Deprem meselesinde tam bir seferberlik duygusuyla hareket edildi ve 445 bin hak sahibinden iki yılın sonunda 201 bin 580 konut teslim edildi. Bir kez daha ifade etmek isterim: Tüm deprem bölgesinde 445 bin hak sahibinin 201 bin 580 konutu teslim edildi. İnşallah, 2025 yılı sonunda tüm hak sahiplerinin evleri, iş yerleri, ahırları teslim edilecek. İşte, burada devletimizin gücü, Hükûmetimizin gücü ortaya çıkmaktadır. Ve tüm vatandaşlarımızı inşallah ev sahibi yapacağız. Deprem bölgesinde, başta Hatay olmak üzere sadece evler yükselmiyor, sadece iş yerleri yükselmiyor aynı zamanda umutlar yükseliyor, aynı zamanda heyecan yükseliyor, aynı zamanda yeni bir hayat başlıyor. Belki ölmüş olan yakınlarımızı geri getiremeyiz ama gerçekten yaralarımızı sararak yeni bir dönemi başlatmamız lazım.

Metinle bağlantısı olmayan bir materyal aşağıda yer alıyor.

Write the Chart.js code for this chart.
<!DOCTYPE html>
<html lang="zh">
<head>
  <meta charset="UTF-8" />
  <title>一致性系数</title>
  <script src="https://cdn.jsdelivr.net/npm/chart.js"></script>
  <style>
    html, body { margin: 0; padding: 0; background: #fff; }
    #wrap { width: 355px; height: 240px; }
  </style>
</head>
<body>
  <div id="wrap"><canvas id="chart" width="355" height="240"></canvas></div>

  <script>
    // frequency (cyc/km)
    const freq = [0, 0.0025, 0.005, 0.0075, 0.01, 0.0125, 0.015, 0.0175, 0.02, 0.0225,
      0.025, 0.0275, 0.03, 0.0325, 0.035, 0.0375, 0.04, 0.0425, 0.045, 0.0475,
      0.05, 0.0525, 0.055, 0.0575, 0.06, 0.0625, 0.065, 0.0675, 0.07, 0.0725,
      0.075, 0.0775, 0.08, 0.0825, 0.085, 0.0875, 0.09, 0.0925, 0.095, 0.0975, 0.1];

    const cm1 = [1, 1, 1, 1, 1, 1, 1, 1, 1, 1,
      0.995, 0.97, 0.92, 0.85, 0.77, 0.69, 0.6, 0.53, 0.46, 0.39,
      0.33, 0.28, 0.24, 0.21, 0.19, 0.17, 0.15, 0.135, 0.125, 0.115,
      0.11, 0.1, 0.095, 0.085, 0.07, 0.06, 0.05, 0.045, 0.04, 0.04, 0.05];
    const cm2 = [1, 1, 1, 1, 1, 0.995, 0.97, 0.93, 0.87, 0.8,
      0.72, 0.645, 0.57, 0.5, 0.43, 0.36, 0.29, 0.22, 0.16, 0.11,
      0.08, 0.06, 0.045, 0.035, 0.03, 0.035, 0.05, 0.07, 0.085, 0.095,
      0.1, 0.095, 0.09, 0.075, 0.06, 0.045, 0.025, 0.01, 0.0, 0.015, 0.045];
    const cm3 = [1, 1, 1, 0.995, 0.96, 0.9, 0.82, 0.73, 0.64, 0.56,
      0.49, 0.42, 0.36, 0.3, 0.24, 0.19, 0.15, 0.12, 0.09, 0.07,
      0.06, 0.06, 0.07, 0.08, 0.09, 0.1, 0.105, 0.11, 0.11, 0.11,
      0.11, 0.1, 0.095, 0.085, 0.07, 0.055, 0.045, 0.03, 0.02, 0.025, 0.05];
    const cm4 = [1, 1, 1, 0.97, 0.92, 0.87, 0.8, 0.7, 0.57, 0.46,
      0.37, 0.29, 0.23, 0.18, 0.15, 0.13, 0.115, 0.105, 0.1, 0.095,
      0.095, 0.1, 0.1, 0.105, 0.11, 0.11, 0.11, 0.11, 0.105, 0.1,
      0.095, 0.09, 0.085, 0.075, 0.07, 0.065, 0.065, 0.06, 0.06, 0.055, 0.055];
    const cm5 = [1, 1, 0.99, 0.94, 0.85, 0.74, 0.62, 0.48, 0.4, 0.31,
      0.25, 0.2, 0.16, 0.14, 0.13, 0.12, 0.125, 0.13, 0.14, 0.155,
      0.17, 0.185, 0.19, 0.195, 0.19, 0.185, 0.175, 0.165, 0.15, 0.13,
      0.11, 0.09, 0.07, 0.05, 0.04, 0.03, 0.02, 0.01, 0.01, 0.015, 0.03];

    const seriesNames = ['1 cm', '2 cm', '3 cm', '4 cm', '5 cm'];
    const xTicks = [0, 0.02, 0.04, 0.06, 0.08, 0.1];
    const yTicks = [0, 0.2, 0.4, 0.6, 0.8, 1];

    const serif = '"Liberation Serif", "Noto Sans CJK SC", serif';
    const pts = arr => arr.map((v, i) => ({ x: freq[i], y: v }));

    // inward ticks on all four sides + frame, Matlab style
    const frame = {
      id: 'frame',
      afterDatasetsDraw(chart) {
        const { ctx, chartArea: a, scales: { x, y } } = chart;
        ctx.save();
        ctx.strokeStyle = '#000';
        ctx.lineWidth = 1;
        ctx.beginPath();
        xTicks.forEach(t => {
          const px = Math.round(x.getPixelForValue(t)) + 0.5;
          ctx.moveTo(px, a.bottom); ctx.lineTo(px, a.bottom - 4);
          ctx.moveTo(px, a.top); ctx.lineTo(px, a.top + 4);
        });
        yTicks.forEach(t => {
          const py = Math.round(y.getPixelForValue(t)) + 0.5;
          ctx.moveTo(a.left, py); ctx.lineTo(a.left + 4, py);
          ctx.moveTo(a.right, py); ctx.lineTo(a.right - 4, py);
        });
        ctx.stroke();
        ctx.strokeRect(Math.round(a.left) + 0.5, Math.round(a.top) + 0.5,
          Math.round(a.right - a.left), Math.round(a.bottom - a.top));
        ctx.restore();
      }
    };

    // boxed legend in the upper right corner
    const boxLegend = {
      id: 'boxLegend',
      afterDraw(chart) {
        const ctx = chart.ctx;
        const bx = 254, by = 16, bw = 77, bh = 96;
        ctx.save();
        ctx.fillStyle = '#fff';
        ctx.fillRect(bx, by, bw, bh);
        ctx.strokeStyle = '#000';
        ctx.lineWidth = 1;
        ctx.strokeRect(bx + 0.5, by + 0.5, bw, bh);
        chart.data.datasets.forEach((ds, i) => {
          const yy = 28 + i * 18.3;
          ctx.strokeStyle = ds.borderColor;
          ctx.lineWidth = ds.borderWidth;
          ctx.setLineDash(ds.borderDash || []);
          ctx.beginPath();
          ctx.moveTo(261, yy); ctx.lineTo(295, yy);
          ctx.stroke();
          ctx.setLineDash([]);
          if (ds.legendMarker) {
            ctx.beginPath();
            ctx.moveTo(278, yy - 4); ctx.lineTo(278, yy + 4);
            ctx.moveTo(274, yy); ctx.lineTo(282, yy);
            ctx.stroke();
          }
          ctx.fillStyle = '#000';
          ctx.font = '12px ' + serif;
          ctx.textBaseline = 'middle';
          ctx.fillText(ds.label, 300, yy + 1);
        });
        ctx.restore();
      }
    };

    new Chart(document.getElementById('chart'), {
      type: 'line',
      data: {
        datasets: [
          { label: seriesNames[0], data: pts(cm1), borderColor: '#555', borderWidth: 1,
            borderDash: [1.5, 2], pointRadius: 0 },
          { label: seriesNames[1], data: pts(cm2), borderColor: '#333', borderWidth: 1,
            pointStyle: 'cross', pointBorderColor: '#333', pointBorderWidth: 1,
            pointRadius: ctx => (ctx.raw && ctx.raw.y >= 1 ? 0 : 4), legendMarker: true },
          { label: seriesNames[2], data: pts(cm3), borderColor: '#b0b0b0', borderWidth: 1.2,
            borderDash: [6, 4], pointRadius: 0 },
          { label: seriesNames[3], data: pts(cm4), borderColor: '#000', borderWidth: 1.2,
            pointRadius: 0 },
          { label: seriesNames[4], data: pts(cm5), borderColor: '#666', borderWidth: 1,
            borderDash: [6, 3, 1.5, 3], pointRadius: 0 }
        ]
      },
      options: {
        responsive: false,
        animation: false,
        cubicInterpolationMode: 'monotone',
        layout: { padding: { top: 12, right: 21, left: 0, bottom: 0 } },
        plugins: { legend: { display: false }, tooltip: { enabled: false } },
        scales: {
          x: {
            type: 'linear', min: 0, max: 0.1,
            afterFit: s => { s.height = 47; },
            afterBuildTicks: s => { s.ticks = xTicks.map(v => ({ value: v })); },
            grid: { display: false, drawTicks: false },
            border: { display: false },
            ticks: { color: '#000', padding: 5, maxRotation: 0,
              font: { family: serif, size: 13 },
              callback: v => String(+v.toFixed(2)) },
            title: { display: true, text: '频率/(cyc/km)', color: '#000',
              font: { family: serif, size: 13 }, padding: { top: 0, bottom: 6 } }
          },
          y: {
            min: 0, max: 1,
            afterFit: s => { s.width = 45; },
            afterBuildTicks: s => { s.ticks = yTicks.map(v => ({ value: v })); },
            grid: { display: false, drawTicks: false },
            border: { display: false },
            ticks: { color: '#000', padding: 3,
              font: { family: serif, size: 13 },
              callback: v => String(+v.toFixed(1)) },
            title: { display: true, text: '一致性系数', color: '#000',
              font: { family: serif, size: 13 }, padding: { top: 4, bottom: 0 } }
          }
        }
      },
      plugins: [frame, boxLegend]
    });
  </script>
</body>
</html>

Depremin adı 'Kahramanmaraş depremi' olsa da Hatay’da yaklaşık 25 bin canımızı kaybettik ve bu depremin merkezi Hatay oldu. Yine Adıyaman’da, Maraş’ta, Gaziantep’te, Diyarbakır’da, Adana’da, Osmaniye’de ve Kilis’te, ismini sayamadığımız 11 vilayetimizde çok sayıda vatandaşımızı kaybettik. Biraz önce söylediğim gibi, depremi bizim bir ulusal güvenlik meselesi olarak ele almamız gerekiyor ve ben deprem bölgesinden size şunu ifade etmek isterim: Deprem bölgesinde dünyanın en büyük ihya ve inşa faaliyetleri devam etmektedir ve orada şantiyelerde gece gündüz çalışan insanlar vardır. Başta o emekçiler olmak üzere, vilayetlerimizdeki siyasetçilerimize, -iktidar muhalefet fark etmeksizin- valilerimize, belediye başkanlarımıza, Çevre, Şehircilik ve İklim Değişikliği Bakanımız Murat Kurum’a ve Cumhurbaşkanımız Recep Tayyip Erdoğan’a sizlerin huzurunda bir depremzede olarak teşekkür ediyorum, Allah razı olsun. Milletimizin bize söylediği bir söz var, millet diyor ki: 'Eğer Almanya’da, Fransa’da, İngiltere’de böyle bir deprem olsaydı, deprem bölgesi ayağa kalkmazdı. Allah hükûmetimizden razı olsun'. Bizim depremler karşısında bilinçle hareket etmemiz lazım ve inşallah şehirlerimizi yeniden ayağa kaldırmamız lazım diyorum."